Singapore is sitting on a vast and growing backlog of duplicate digital images embedded across public sector databases, property listing platforms, and heritage archives — and the window to act before the problem becomes structurally expensive is narrowing. The issue has quietly escalated over the past three years as digitalisation drives pushed volumes of scanned documents, HDB flat photographs, and identity-linked imagery into systems that were never designed to deduplicate at scale.
The stakes are practical and financial. Storage costs for government-linked data infrastructure in Singapore have risen sharply since 2023, and the Smart Nation and Digital Government Office has been under internal pressure to audit redundant data assets before the next infrastructure procurement cycle, expected in late 2026. Duplicate imagery is not a trivial subset of that problem — in property and planning systems alone, where every HDB resale flat transaction, every Building and Construction Authority submission, and every URA development application carries attached image files, redundancy rates in legacy archives can run high.

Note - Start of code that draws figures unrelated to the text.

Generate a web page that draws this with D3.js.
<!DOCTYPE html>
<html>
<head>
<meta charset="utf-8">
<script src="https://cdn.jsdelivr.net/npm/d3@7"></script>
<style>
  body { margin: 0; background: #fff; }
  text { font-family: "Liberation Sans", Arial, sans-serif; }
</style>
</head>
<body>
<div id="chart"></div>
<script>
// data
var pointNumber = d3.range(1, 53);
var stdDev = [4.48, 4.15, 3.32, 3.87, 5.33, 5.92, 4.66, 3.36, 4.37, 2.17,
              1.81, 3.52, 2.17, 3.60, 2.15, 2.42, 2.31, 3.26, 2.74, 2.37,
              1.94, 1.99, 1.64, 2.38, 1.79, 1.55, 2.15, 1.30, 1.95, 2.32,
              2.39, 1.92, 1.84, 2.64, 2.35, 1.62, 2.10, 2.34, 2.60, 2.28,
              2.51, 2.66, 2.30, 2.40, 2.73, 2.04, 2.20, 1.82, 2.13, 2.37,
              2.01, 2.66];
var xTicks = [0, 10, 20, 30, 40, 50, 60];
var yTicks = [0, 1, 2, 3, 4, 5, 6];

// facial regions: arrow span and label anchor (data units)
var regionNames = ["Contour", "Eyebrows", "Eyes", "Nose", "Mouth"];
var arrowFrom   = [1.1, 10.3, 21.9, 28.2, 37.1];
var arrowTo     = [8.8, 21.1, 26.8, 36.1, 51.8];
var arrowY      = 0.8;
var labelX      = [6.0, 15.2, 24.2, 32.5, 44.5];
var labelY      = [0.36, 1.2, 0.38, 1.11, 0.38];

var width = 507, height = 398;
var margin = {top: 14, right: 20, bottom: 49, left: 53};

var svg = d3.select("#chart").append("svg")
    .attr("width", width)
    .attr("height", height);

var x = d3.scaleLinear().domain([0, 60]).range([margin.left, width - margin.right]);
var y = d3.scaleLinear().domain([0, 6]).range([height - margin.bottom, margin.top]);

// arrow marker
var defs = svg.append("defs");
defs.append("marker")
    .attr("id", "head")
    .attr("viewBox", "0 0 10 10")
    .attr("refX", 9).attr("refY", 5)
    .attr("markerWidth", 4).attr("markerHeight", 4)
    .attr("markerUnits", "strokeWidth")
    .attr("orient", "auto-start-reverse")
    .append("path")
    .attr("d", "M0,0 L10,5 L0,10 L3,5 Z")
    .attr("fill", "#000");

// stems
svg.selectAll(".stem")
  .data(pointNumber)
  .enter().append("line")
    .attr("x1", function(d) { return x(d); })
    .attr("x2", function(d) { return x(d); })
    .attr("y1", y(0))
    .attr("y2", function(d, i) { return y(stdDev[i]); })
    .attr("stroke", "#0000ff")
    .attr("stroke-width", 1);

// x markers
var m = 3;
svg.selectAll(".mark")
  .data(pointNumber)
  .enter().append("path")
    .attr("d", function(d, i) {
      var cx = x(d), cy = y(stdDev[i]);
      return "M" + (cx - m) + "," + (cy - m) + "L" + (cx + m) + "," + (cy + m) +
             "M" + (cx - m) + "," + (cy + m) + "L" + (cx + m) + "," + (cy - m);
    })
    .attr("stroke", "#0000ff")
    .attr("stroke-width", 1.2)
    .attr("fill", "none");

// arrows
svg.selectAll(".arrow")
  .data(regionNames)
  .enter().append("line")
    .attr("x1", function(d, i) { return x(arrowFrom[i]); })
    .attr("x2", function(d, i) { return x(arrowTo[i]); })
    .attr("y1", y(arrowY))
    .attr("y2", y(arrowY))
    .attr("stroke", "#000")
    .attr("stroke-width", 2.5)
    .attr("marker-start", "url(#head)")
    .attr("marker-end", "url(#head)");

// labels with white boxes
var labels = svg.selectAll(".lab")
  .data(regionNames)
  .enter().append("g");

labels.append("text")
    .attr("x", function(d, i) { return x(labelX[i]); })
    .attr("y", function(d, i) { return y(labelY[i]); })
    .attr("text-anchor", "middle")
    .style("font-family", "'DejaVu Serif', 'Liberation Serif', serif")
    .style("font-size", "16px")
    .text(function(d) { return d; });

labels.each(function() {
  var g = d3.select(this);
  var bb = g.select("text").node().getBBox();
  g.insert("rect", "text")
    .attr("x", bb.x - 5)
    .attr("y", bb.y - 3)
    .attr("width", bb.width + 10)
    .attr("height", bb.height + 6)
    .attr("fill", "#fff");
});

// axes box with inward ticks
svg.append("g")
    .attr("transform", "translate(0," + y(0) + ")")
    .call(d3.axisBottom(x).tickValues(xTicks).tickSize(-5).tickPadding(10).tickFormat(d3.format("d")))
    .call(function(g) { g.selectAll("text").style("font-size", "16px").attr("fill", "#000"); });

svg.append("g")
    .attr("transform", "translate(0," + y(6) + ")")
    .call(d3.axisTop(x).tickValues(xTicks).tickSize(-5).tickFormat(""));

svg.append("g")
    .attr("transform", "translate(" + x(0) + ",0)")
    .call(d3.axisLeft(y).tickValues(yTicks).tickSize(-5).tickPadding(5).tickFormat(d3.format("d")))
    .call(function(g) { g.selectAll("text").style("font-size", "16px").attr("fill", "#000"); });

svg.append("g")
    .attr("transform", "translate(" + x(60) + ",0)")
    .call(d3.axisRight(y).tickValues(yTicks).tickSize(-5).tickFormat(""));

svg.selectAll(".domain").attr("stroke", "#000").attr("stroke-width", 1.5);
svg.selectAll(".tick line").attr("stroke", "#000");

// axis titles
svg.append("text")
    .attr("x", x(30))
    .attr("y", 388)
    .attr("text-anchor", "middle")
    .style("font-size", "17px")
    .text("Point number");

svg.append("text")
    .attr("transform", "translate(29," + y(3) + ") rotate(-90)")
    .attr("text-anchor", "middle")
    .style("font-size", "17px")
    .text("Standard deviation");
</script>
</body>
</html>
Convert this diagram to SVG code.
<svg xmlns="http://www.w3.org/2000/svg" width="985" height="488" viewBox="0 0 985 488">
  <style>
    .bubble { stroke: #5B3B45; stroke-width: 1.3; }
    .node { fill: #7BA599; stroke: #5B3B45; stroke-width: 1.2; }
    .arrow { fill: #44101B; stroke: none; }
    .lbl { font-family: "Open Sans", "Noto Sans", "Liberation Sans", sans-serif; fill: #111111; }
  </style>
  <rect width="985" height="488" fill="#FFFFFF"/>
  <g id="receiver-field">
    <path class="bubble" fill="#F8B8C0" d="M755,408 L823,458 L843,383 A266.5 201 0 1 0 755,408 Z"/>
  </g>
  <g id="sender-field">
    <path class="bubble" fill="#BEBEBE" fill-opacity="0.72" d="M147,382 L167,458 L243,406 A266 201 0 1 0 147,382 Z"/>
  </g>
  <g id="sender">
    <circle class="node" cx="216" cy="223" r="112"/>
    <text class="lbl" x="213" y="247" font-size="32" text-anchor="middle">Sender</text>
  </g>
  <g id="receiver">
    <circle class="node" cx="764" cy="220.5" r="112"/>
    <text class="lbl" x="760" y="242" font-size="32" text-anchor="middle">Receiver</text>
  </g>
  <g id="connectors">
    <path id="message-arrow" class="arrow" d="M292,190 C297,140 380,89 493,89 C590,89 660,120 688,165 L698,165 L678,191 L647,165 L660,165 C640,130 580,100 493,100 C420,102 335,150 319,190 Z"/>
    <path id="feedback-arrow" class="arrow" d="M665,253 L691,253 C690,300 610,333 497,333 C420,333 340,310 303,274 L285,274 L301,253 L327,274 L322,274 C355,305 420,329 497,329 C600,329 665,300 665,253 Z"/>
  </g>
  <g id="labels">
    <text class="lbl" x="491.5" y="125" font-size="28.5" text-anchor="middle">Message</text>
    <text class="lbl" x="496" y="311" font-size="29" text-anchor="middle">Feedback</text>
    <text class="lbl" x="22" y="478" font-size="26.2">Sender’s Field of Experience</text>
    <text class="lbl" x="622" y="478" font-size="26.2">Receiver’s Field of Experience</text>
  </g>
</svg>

Where the Decisions Are Being Made
Three institutions are at the centre of what happens next. The Housing and Development Board, which manages records tied to more than one million flats across towns from Woodlands to Tampines, has been piloting automated deduplication tools within its resale portal since the second quarter of 2025. The Infocomm Media Development Authority, based at Mapletree Business City in Pasir Panjang, oversees the technical standards that would govern any cross-agency solution. And the National Archives of Singapore, housed at the old Hill Street Police Station building, faces a parallel challenge in its digitised photographic collections, where duplicate scans of the same physical print can occupy multiple catalogue entries.
The decision these agencies face is not purely technical. It is architectural. They must choose between a centralised deduplication engine — one that sits upstream of all contributing systems and flags redundancy before storage — or a retrospective model that cleans existing databases in batches. The centralised approach costs more upfront but is cheaper over a ten-year horizon. The retrospective model is faster to deploy but risks being outpaced by the rate at which new duplicates are created.
Private platforms are watching. PropertyGuru and 99.co, both of which host tens of thousands of active HDB and private property listings at any given time, already run their own image-matching algorithms to remove duplicate listings from the consumer-facing interface. But their backend archives, which retain removed listings for analytics purposes, have grown substantially. Neither platform has publicly committed to a deduplication standard aligned with government specifications.
The Pressure Points Ahead
The timeline is tighter than it looks. Singapore's Public Sector Data Governance Framework, updated in 2024, sets agency-level compliance reviews on a two-year cycle. Agencies that cannot demonstrate active management of redundant data assets — including image files — during their next review cycle face recommendations for remediation, which carry budget implications. For the HDB, whose resale portal processed more than 27,000 transactions in 2024 alone, each carrying multiple image attachments, the arithmetic on storage and retrieval costs is not abstract.
The most consequential near-term decision involves vendor selection. The government's Government Technology Agency, known as GovTech and headquartered on Maxwell Road, is expected to issue a tender for a whole-of-government digital asset management layer before the end of 2026. Whether duplicate image detection is baked into that tender as a mandatory requirement — rather than an optional module — will determine whether this problem gets solved at the infrastructure level or pushed back to individual agencies to manage piecemeal.
For anyone dealing with Singapore's digital property or public records systems in the coming months, the practical implication is this: submissions that include image files should conform to existing IMDA file-naming and metadata standards now, before new deduplication protocols are finalised, to avoid having archived records flagged for manual review later. The agencies have signalled that the cleaning process will prioritise high-volume transactional systems first. Heritage and archival collections are likely to wait until 2027 at the earliest.